(WHAT THE TASK REQUIRES) For the entries below, copy exactly the line that contains "Write the React, TypeScript" through the line that contains "400, 450, 500];", both ends included, and exclude all pictures.

Stored entries:
╔══

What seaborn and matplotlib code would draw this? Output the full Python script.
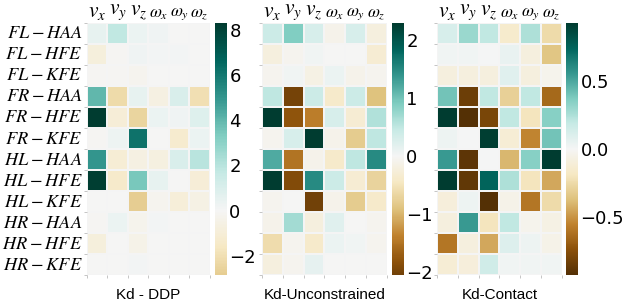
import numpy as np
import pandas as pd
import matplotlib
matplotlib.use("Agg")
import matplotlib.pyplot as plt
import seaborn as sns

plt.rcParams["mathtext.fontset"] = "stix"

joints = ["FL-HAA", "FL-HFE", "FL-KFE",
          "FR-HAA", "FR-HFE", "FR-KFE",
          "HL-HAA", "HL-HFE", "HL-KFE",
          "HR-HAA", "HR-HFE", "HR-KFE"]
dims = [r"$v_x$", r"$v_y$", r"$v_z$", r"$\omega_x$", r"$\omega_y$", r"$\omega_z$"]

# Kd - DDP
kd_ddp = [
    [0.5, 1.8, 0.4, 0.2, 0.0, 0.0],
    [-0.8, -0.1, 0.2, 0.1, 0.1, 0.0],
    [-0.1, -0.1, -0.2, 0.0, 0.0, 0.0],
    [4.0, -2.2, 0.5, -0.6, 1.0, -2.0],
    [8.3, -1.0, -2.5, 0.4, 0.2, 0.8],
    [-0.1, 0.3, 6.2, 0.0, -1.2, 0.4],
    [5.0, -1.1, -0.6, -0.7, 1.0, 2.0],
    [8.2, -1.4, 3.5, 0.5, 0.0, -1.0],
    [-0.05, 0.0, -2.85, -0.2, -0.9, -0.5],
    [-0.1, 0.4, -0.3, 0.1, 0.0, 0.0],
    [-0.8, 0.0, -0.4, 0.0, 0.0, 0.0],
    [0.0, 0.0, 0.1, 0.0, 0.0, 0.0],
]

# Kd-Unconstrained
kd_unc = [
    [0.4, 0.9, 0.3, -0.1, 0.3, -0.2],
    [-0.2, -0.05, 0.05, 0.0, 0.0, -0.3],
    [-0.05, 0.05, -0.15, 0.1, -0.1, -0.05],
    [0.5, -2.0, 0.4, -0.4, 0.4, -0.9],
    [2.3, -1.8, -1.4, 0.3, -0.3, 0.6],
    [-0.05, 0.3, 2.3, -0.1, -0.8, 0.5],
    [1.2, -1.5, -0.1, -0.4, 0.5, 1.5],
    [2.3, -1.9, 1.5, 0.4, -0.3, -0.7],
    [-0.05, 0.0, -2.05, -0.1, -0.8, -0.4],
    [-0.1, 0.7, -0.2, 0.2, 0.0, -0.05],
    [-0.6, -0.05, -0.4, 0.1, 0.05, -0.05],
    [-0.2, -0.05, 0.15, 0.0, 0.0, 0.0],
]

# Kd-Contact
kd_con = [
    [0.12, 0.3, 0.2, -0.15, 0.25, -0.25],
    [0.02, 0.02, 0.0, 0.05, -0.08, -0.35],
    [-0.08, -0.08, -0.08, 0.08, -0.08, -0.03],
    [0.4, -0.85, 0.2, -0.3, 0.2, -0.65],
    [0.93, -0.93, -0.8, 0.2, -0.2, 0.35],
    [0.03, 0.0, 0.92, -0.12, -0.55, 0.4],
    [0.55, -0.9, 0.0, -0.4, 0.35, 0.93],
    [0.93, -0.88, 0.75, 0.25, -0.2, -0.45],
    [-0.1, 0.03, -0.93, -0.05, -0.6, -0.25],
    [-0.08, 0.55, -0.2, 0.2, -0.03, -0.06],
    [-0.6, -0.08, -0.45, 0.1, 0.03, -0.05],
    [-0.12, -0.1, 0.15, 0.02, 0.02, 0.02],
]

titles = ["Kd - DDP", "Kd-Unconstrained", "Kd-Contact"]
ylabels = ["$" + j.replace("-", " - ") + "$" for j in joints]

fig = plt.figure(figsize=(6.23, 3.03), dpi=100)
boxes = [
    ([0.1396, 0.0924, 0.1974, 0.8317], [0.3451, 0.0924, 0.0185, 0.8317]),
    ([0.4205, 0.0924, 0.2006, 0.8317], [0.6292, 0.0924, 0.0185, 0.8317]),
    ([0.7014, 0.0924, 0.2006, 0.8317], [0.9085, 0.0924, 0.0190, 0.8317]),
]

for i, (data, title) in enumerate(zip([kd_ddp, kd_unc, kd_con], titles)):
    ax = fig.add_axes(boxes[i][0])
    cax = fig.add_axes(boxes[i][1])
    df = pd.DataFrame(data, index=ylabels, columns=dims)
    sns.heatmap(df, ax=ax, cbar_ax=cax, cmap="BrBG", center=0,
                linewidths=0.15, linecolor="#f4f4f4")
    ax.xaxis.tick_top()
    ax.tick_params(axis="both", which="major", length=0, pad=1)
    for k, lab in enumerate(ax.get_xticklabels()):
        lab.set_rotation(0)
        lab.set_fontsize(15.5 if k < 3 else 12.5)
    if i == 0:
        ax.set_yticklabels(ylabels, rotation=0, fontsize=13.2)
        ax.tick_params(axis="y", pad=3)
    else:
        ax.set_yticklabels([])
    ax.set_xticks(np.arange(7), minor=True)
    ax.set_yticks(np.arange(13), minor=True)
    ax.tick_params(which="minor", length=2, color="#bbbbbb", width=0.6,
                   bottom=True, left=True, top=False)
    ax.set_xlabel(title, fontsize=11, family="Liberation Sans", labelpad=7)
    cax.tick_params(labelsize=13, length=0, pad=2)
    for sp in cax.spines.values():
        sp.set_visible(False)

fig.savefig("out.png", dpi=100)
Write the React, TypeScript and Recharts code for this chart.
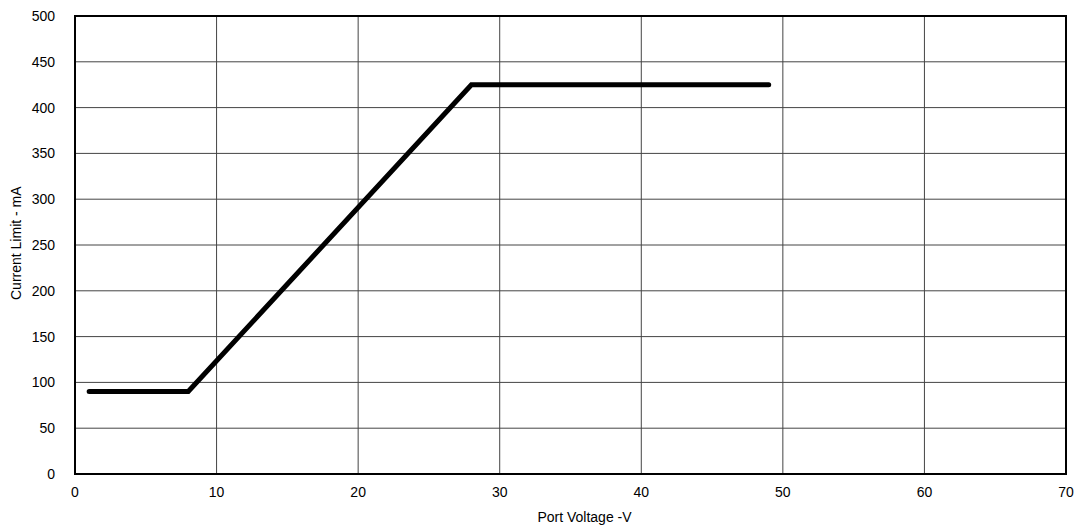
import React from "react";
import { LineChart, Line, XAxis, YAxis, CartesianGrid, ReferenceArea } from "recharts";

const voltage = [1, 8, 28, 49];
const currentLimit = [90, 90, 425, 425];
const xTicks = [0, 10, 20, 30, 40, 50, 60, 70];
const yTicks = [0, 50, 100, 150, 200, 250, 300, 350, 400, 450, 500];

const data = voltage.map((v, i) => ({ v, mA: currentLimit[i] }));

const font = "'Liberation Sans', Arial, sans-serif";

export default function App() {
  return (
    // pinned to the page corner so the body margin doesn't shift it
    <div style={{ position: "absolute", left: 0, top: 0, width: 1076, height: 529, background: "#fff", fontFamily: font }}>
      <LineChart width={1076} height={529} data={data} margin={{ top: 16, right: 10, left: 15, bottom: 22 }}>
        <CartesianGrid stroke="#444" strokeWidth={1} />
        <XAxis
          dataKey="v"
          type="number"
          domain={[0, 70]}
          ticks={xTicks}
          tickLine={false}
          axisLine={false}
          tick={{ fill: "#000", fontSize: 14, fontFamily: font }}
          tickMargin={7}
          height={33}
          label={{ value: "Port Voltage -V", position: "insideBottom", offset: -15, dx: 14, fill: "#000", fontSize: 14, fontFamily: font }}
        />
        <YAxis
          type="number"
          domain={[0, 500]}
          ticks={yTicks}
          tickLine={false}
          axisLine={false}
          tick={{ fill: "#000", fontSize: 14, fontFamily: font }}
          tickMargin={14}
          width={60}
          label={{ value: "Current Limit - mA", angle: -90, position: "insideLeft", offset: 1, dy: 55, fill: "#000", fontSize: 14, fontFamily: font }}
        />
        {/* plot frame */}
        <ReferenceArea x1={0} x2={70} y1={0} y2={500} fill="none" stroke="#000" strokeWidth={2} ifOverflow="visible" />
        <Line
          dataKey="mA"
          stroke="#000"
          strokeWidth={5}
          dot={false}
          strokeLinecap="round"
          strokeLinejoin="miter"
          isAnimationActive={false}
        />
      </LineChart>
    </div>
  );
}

╚══
╔══

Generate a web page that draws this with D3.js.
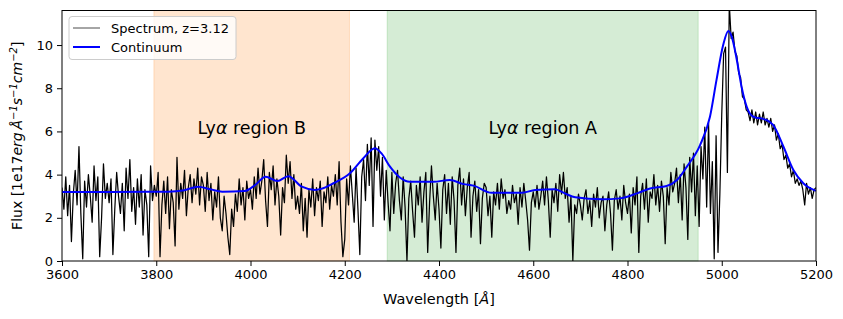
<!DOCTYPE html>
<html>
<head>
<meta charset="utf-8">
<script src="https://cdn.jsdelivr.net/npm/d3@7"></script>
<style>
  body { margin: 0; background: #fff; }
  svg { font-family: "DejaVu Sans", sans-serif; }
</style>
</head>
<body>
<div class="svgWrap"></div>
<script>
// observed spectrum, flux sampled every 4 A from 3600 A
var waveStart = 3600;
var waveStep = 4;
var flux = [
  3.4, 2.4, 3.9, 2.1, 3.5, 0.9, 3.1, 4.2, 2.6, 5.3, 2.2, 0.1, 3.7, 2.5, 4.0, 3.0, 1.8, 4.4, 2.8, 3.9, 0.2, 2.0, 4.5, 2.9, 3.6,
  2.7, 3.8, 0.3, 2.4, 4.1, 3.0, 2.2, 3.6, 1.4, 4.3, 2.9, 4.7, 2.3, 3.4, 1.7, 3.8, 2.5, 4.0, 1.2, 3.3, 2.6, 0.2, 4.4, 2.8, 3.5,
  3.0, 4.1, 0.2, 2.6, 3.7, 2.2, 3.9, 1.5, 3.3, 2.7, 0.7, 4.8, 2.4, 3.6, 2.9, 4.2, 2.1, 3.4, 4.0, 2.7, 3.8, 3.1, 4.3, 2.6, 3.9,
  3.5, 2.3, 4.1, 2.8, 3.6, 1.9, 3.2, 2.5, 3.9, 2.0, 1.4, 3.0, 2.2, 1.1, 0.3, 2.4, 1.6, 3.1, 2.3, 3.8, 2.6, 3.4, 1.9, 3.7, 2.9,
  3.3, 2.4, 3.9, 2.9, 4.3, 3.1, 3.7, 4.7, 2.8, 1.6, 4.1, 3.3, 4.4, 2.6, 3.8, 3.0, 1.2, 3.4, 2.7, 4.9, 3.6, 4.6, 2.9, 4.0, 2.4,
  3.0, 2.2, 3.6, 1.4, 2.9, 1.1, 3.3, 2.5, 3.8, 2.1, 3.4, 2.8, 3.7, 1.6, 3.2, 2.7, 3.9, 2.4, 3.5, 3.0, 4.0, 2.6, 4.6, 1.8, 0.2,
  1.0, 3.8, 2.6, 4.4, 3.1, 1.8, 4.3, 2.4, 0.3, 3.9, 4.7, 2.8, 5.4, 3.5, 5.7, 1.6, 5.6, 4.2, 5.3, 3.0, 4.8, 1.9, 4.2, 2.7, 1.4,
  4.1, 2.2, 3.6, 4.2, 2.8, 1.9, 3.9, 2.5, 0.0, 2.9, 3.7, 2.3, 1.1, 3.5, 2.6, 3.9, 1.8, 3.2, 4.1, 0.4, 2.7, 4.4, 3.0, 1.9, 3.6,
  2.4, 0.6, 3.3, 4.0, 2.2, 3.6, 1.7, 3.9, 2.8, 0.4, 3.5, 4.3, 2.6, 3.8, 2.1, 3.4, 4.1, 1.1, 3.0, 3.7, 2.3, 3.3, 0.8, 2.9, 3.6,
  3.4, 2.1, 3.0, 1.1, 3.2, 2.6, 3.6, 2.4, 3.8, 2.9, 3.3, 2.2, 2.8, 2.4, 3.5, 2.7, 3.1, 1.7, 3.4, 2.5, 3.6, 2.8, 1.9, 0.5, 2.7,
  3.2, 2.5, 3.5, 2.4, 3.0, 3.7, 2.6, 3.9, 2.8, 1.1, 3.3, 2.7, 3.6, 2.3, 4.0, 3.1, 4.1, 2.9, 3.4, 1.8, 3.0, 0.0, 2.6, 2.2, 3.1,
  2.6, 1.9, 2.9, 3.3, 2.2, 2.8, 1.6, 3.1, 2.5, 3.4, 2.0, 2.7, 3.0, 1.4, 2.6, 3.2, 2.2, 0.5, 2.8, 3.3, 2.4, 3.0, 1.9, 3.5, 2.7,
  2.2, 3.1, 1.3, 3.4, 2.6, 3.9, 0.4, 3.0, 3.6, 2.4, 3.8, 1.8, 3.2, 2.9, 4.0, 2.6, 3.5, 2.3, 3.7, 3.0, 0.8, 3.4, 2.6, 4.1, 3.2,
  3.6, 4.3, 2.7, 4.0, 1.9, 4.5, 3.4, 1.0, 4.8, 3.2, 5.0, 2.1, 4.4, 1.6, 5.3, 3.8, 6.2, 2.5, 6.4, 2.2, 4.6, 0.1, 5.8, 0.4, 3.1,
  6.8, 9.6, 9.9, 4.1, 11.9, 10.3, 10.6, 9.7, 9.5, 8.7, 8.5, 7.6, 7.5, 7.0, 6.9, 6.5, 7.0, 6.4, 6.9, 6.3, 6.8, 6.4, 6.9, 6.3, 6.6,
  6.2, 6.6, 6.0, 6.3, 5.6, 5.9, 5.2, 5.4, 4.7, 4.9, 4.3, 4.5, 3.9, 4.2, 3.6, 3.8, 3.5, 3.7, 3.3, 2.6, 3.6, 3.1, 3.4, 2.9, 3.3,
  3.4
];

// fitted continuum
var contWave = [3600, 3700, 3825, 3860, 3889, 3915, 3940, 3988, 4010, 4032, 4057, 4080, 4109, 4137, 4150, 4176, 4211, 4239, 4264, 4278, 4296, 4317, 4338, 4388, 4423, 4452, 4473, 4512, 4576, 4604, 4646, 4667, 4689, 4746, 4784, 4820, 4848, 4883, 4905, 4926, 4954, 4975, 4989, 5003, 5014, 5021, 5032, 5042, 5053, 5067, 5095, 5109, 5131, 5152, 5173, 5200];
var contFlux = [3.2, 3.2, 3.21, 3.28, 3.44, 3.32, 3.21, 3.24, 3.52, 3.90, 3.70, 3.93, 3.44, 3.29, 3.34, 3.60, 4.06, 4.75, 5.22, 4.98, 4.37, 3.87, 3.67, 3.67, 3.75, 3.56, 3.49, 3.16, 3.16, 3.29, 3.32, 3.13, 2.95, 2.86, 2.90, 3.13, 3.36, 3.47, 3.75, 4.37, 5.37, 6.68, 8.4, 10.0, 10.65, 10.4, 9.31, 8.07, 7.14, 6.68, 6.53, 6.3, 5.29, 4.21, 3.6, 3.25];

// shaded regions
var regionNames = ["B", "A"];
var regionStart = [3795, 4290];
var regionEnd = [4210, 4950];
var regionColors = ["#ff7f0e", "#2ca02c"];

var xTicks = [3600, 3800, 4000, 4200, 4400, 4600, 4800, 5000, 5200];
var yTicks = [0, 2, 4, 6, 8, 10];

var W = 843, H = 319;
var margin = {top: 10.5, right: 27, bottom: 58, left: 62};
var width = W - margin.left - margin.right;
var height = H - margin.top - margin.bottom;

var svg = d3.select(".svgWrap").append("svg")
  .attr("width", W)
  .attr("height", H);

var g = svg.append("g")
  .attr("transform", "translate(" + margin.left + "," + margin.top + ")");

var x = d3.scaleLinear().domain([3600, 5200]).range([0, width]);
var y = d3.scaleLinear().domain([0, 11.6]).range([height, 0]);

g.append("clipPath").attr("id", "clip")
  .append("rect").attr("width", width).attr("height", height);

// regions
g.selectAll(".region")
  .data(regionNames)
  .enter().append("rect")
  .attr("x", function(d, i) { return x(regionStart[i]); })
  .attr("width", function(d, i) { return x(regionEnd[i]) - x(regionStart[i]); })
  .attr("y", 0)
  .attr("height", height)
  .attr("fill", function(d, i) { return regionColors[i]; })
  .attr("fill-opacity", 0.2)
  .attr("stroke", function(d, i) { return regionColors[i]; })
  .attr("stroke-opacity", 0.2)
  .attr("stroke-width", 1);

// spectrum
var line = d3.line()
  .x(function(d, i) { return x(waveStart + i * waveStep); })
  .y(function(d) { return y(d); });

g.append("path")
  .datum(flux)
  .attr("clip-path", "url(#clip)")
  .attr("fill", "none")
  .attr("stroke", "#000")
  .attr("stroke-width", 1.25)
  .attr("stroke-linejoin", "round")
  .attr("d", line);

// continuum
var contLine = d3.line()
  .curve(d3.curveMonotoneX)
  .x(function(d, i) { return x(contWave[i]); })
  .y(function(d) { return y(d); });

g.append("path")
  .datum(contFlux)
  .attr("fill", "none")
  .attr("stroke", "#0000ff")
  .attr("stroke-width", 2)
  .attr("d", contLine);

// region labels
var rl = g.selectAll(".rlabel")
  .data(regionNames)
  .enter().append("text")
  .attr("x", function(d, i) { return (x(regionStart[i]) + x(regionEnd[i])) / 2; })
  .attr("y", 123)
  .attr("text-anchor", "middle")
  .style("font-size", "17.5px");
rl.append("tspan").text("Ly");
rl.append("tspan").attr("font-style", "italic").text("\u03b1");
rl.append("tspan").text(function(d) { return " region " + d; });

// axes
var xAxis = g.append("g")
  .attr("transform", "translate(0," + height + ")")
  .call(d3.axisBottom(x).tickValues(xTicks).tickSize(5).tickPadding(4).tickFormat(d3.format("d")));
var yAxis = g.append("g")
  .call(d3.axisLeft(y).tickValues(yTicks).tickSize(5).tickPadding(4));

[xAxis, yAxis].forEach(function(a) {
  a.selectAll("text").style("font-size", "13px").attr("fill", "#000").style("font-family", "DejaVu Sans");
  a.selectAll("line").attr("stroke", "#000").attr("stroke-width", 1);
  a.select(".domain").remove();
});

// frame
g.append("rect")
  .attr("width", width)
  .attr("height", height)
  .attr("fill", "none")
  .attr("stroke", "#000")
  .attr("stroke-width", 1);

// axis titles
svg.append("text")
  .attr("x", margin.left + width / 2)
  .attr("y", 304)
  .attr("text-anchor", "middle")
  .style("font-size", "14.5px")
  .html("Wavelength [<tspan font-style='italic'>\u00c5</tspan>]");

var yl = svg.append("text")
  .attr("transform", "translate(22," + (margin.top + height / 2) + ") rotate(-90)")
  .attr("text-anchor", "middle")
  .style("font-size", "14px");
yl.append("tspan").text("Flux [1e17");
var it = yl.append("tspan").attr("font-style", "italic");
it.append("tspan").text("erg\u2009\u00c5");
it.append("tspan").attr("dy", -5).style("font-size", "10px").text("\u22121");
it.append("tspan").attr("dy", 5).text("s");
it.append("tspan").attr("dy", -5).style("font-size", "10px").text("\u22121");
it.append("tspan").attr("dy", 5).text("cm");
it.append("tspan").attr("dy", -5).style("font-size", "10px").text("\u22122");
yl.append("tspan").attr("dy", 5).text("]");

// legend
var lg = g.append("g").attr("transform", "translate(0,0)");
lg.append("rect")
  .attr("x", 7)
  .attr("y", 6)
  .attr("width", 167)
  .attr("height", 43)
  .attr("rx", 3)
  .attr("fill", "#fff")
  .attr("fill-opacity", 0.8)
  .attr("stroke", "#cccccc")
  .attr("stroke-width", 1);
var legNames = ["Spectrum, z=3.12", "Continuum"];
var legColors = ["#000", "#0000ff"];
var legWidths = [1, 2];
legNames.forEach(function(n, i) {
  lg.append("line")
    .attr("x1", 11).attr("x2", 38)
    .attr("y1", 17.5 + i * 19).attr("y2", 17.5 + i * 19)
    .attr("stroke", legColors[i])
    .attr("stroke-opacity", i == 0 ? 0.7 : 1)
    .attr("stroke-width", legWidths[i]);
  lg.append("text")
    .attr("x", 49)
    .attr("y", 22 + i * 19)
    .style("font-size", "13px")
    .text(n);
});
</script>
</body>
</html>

╚══

(RESPONSE TO THIS EXERCISE)
Write the React, TypeScript and Recharts code for this chart.
import React from "react";
import { LineChart, Line, XAxis, YAxis, CartesianGrid, ReferenceArea } from "recharts";

const voltage = [1, 8, 28, 49];
const currentLimit = [90, 90, 425, 425];
const xTicks = [0, 10, 20, 30, 40, 50, 60, 70];
const yTicks = [0, 50, 100, 150, 200, 250, 300, 350, 400, 450, 500];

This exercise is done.